West Tennessee Historical Society
- Abbreviation: WTHS
- Predecessor: Memphis Historical Society
- Formation: 1935
- Purpose: To "support historical programs, archives, publications, preservation, markers, museums, and other historical collections" relevant to West Tennessee.
- Headquarters: Memphis, Tennessee
- Board President: Michael Freeman
- Executive Director: Carol Perel
- Website: wths-tn.org

= West Tennessee Historical Society =

The West Tennessee Historical Society (WTHS) is a nonprofit historical society servicing the twenty-one counties that comprise West Tennessee.
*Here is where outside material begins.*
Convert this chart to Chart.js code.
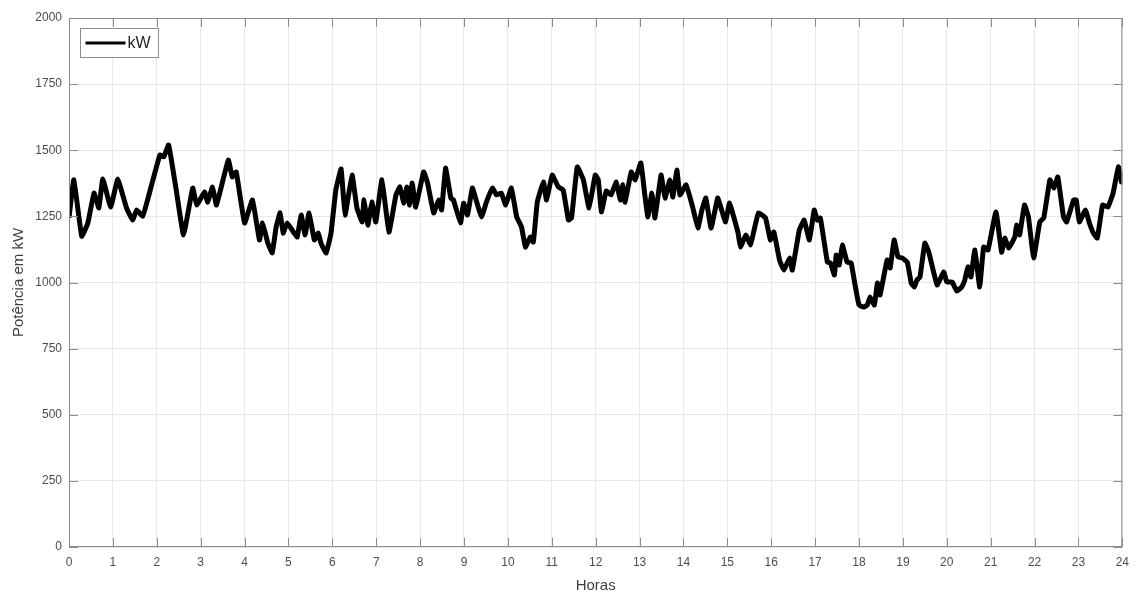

Headquartered in Memphis, the society was officially founded in 1935, but traces its roots to a series of preceding historical societies in the West Tennessee area, the oldest of which was founded in 1857. The society is involved in the publication of several books about West Tennessee history, as well as a peer-reviewed journal known as the West Tennessee Historical Society Papers, released annually. The society is also involved in the preservation of historic landmark structures in the West Tennessee area and in maintaining an archive of West Tennessee history-related historical documents and books at the University of Memphis.

==History==
The West Tennessee Historical Society traces its history back to the Old Folks of Shelby County, a historical society founded in 1857. The Old Folks of Shelby County later became part of the Confederate Relief and Historical Association, which was founded in 1866 and reorganized twice, first into the Confederate Historical Association in 1869 and then into Camp 28 in 1884. The Memphis Historical Society succeeded Camp 28 in 1900, which expanded its scope from the history of the city of Memphis to the history of the entirety of West Tennessee in 1935, with Dr. Marshall Wingfield becoming the first President of the West Tennessee Historical Society. The first edition of the society's annual, peer-reviewed journal, the West Tennessee Historical Society Papers, was published in 1947, and the society incorporated in 1950. In 1974, the society's archive of historic documents and books relating to West Tennessee history was moved from the Pink Palace Museum and Planetarium to the Special Collections Department of the University of Memphis. The society's role in protecting landmark structures in West Tennessee began in 1989, when it played a critical role in saving the historic John Gray House in Germantown from demolition. The society also intervened to save the Mississippi River Museum on Mud Island in 1990.

==Services==
In addition to its annual journal, the West Tennessee Historical Society Papers, the society has also been involved in the publication of several books about West Tennessee history. The society also puts out a monthly newsletter.

The society annually hands out an award to "an individual or organization for outstanding contribution to West Tennessee history."

The society maintains a list of historical markers of Shelby County.